For simplicity, we discuss the first order HHM here, in where the state of the current hidden unit only rely on the one before it. A first order HHM contains two types of parameters:

Emission probabilities: probability of hidden states generate the

observed value \(\mathbf{B}\), where \(\mathbf{B}_{i,j}\) denotes the probability of hidden unit \(i\) generating observed state \(j\).

Transition probabilities: probability of hidden states given the

precedent hidden states (can be more than one states) \(\mathbf{P}\) where \(\mathbf{P}_{i,j}\) is the probability of hidden state \(j\) jumps to hidden state \(i\).

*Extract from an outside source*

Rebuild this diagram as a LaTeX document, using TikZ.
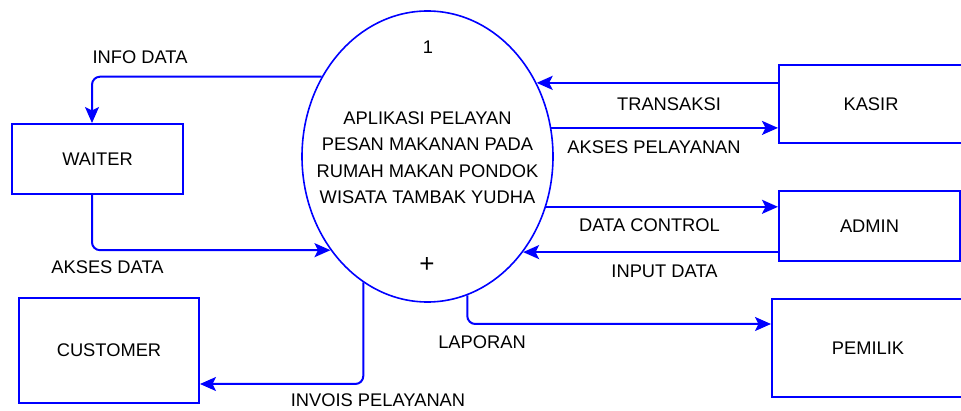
\documentclass[tikz,border=0pt]{standalone}
\usepackage{fontspec}
\setmainfont{Liberation Sans}
\usetikzlibrary{shapes,arrows.meta}
\tikzset{entitas/.style = {draw=blue, line width=2pt, rectangle, inner sep=0pt},
  alir/.style = {draw=blue, line width=2pt, rounded corners=8pt,
    -{Stealth[length=16pt, width=14pt, inset=3.5pt]}},
  ket/.style = {inner sep=0pt}}

\begin{document}
\begin{tikzpicture}[x=1pt, y=-1pt, font=\fontsize{18.3}{26.5}\selectfont]
        \useasboundingbox (0,0) rectangle (961,411);
        \node[ellipse, draw=blue, line width=1.6pt, inner sep=0pt,
          minimum width=251pt, minimum height=291pt] (proses) at (427.5,156.5) {};
        \node[ket, align=center] (judul) at (427.5,157.5)
          {APLIKASI PELAYAN\\PESAN MAKANAN PADA\\RUMAH MAKAN PONDOK\\WISATA TAMBAK YUDHA};
        \node[ket] (nomor) at (428,47) {1};
        \node[ket, font=\fontsize{26}{26}\selectfont] (tanda) at (427,265) {+};
        \node[entitas, minimum width=171pt, minimum height=70pt] (waiter) at (97.5,159) {WAITER};
        \node[entitas, minimum width=180pt, minimum height=105pt] (customer) at (109,350.5) {CUSTOMER};
        \node[entitas, minimum width=184pt, minimum height=78pt] (kasir) at (871,104) {KASIR};
        \node[entitas, minimum width=181pt, minimum height=70pt] (admin) at (869.5,226) {ADMIN};
        \node[entitas, minimum width=192pt, minimum height=98pt] (pemilik) at (868,348) {PEMILIK};
        \draw[alir] (proses.143.9) -| ([xshift=-5.5pt]waiter.north);
        \draw[alir] ([xshift=-5.5pt]waiter.south) |- (proses.224.2);
        \draw[alir] (kasir.west |- proses.34.2) -- (proses.34.2);
        \draw[alir] (proses.13.5) -- (kasir.west |- proses.13.5);
        \draw[alir] (proses.337.7) -- (admin.west |- proses.337.7);
        \draw[alir] (admin.west |- proses.315.8) -- (proses.315.8);
        \draw[alir] (proses.286.8) |- ([yshift=24pt]pemilik.west);
        \draw[alir] (proses.243.2) |- ([yshift=-33.5pt]customer.east);
        \node[ket] (ketinfo) at (140,57) {INFO DATA};
        \node[ket] (ketakses) at (107.5,267) {AKSES DATA};
        \node[ket] (kettransaksi) at (669,104) {TRANSAKSI};
        \node[ket] (ketpelayanan) at (654,147.5) {AKSES PELAYANAN};
        \node[ket] (ketcontrol) at (649.5,225.5) {DATA CONTROL};
        \node[ket] (ketinput) at (664.5,271) {INPUT DATA};
        \node[ket] (ketlaporan) at (482,342) {LAPORAN};
        \node[ket] (ketinvois) at (378,400.5) {INVOIS PELAYANAN};
\end{tikzpicture}
\end{document}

2 inference problems to solve:

2.1 compute the probability of a hhm generating an observation sequence.

solved by forward algorithm (\(\alpha\) algorithm)

2.2 compute …

solved by backward algorithm (\(\beta\) algorithm)

2.3 compute the most likely hidden states given an observation sequence

input \(\mathbf{P}\), \(\mathbf{B}\), \(\mathbf{x}=(x_{1},\dots,x_{T})\)
solved by Viterbi algorithm
1. the probability of state 1 is the emission probability multiple prior probability of states \(\gamma_{1}=\mathbf{b}\).
2. then we pass each observation_i (\(i \ge 2\)) to compute the probability of current state. Expand \(\gamma_{i-1}\) to \(\Gamma_{i-1}=[\gamma_{i-1};\dots;\gamma_{i-1}]\) \(\gamma_{i}=\mathbf{b}\times \max(\mathbf{P}\times\Gamma_{i-1})\).
3. Save the preceding states that produce the current states. \(Ptr(i,i-1) = \{state_i\rightarrow argmax_{j}\mathbf{P}[i,j]\times\gamma_{i-1}[j]\}\)
4. The optimal states is retrieved by saving back pointers.

3 apply to tagging problem

3.1 parameters:

we have \(\mathbf{P}\), which is the transition matrix between POS
we have \(\mathbf{B}\) stores the probability of POS emit word \(w\). denote \(ind(w)\) is the function that return the index of word \(w\), \(\mathbf{B}_{i,j}\) is the probability of the POS \(i\) emits word \(w\) where \(ind(w)=j\).